Jupiter’s moon Europa to obscure distant star

By timing the event and then comparing the observations from different viewing locations astronomers will be able to refine their understanding of Europa’s orbit in preparation for ESA’s JUpiter ICy moons Explorer (Juice) mission, which is scheduled to arrive at the system during 2031. They may also be able to investigate the way the starlight interacts with the tenuous envelope of gasses that surround Europa.

When one celestial object blocks the light of a more distant one, it is called an occultation. The prediction for this particular occultation has been made using data from ESA’s Gaia mission.

Operational since late 2013, Gaia is a star mapping mission that is recording the precise positions of more than a billion stars in our home galaxy, the Milky Way. On 13 June, its much anticipated third full data release (DR3) will be made publicly available.

DR3 will contain almost 2 billion celestial objects. Using data from previous Gaia releases has already allowed improved predictions to be made for several previous occultations, increasing the chances of observational success.

For example, in 2017, Gaia data was used to predict a Europa occultation that was to occur on 31 March. At the time, the only Jovian moons that had been observed in this way were Io and Ganymede. So, thanks to Gaia’s prediction, astronomers on Earth observed a Europa occultation for the first time.

Gaia data were subsequently used to predict further occultations involving all four of Jupiter's largest moons. Known as the Galilean moons because they were discovered by Galileo Galilei, they are Io, Europa, Ganymede and Callisto.

What makes the upcoming occultation of Europa special is that this moon will be in Jupiter’s shadow at the time and so it is impossible to see Europa directly because it does not generate any light of its own. Instead, it is visible only when it reflects sunlight. As Jupiter will be blocking that sunlight during the occultation, observers will only know Europa is there when it makes the star temporarily disappear.

The occultation takes place at 03:05:57 UTC, and it is only visible across a rather narrow track of the Earth’s surface. The centre line of that track passes through the African countries of Namibia, Botswana and Zimbabwe.
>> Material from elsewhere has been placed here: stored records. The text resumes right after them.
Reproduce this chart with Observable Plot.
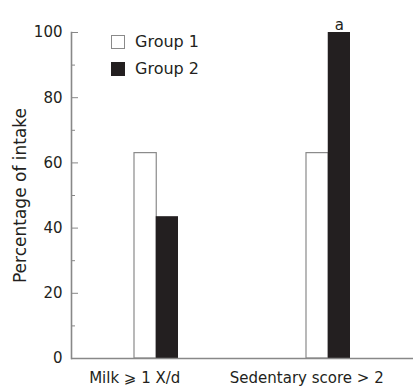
<!DOCTYPE html>
<html><head><meta charset="utf-8">
<script src="https://cdn.jsdelivr.net/npm/d3@7"></script>
<script src="https://cdn.jsdelivr.net/npm/@observablehq/plot@0.6"></script>
<style>
html,body{margin:0;padding:0;background:#fff;}
#chart{position:relative;width:414px;height:390px;font-family:"DejaVu Sans",sans-serif;}
.legend{position:absolute;left:111px;top:28px;font-size:16px;color:#231f20;}
.legend .item{display:flex;align-items:center;height:27px;}
.sw{width:14px;height:14px;box-sizing:border-box;margin-right:10px;}
</style></head><body><div id="chart"></div>
<script>
const categories = ["Milk \u2A7E 1 X/d", "Sedentary score > 2"];
const groups = ["Group 1", "Group 2"];
const group1Values = [63, 63];
const group2Values = [43.5, 100];
const yTicks = [0, 20, 40, 60, 80, 100];
const yMinorTicks = [10, 30, 50, 70, 90];
const yLabel = "Percentage of intake";
const annotations = [{category: categories[1], group: groups[1], text: "a"}];
const groupFill = ["#ffffff", "#231f20"];
const groupStroke = ["#8a8a8a", "#231f20"];

const data = categories.flatMap((c, i) => [
  {category: c, group: groups[0], value: group1Values[i]},
  {category: c, group: groups[1], value: group2Values[i]}
]);
const annotationText = d => {
  const a = annotations.find(a => a.category === d.category && a.group === d.group);
  return a ? a.text : "";
};

const axisColor = "#888888";
const halfBand = 21.75; // each group's bar takes half of the category band
const plot = Plot.plot({
  width: 414, height: 390,
  marginLeft: 71, marginRight: 1, marginTop: 32, marginBottom: 32,
  style: {fontFamily: "DejaVu Sans", fontSize: "15px", color: "#231f20", background: "white"},
  x: {domain: categories, paddingInner: 0.747, paddingOuter: 0.3675, axis: null},
  y: {domain: [0, 100], axis: null},
  marks: [
    Plot.barY(data.filter(d => d.group === groups[0]), {x: "category", y: "value", fill: groupFill[0], stroke: groupStroke[0], strokeWidth: 1.2, insetRight: halfBand}),
    Plot.barY(data.filter(d => d.group === groups[1]), {x: "category", y: "value", fill: groupFill[1], insetLeft: halfBand}),
    Plot.ruleY([0], {stroke: axisColor, strokeWidth: 1.6}),
    Plot.frame({anchor: "left", stroke: axisColor, strokeWidth: 1.6}),
    Plot.axisY({ticks: yTicks, tickSize: 7, dx: 7, tickFormat: () => "", stroke: axisColor, label: null}),
    Plot.axisY({ticks: yMinorTicks, tickSize: 4, dx: 4, tickFormat: () => "", stroke: axisColor, label: null}),
    Plot.axisY({ticks: yTicks, tickSize: 0, tickPadding: 9, label: null}),
    Plot.axisY({ticks: [], tickSize: 0, label: yLabel, labelAnchor: "center", labelOffset: 58, labelArrow: "none", fontSize: 17}),
    Plot.axisX({anchor: "bottom", tickSize: 0, tickPadding: 14, dx: -halfBand, label: null}),
    Plot.text(data.filter(d => annotationText(d) !== ""), {x: "category", y: "value", text: annotationText, dx: halfBand / 2, dy: -3, lineAnchor: "bottom"})
  ]
});
const chart = document.getElementById("chart");
chart.appendChild(plot);
const legend = document.createElement("div");
legend.className = "legend";
groups.forEach((g, i) => {
  const item = document.createElement("div");
  item.className = "item";
  const sw = document.createElement("span");
  sw.className = "sw";
  sw.style.background = groupFill[i];
  sw.style.border = "1px solid " + groupStroke[i];
  const t = document.createElement("span");
  t.textContent = g;
  item.appendChild(sw); item.appendChild(t);
  legend.appendChild(item);
});
chart.appendChild(legend);
</script></body></html>
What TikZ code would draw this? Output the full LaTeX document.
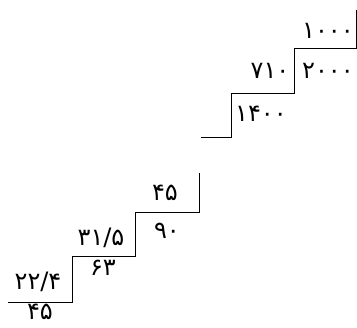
\documentclass[tikz,border=0pt]{standalone}
\usepackage{fontspec}
\newfontfamily\farsifont[Script=Arabic]{DejaVu Sans}
\tikzset{num/.style={font=\farsifont\fontsize{24}{28}\selectfont,inner sep=0pt}}

\begin{document}
\begin{tikzpicture}[x=1pt,y=-1pt,line width=0.9pt]
   \useasboundingbox (0,0) rectangle (357,328);
   % upper stairs
   \draw (356,10) -- (356,48) -- (294,48) -- (294,93) -- (231,93) -- (231,137) -- (201,137);
   \node[num] (ua) at (328,31) {۱۰۰۰};
   \node[num] (ub) at (270,71) {۷۱۰};
   \node[num] (uc) at (328,71) {۲۰۰۰};
   \node[num] (ud) at (261,114) {۱۴۰۰};
   % lower stairs
   \draw (199,173) -- (199,212) -- (135,212) -- (135,256) -- (72,256) -- (72,302) -- (8,302);
   \node[num] (la) at (165,193) {۴۵};
   \node[num] (lb) at (167,231) {۹۰};
   \node[num] (lc) at (101,238) {۳۱/۵};
   \node[num] (ld) at (103,268) {۶۳};
   \node[num] (le) at (38,282) {۲۲/۴};
   \node[num] (lf) at (40,312) {۴۵};
\end{tikzpicture}
\end{document}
Eastwards from here, it will be lost from view by the rising Sun.

The occulted star is below the limits of visibility to the naked eye but is not too faint. With an apparent brightness of magnitude 9, it will be easily visible in any size of telescope. To find it on the sky, astronomers should look at coordinates RA: 00:23:46.52, Dec: +01:13:18.92.

Observations of the event can be sent to europaocc2022.imcce@obspm.fr.

Being able to refine the orbital position of Europa, and the other moons of Jupiter, will make ESA’s Juice mission more productive. It will help spacecraft operators navigate between these icy worlds more accurately, and it will help the scientists extract conclusions from the flyby data. For example, knowing the spacecraft’s exact altitude above a moon’s surface will make calculations about the moon’s interior more precise.

This prediction is a reminder of the many facets of astronomy that Gaia data can be used for and how star data can help out with the study of asteroids and moons in our Solar System. Some details for Europa and some of the other moons of Jupiter will be part of the upcoming Gaia data release 3, to be released on 13 June.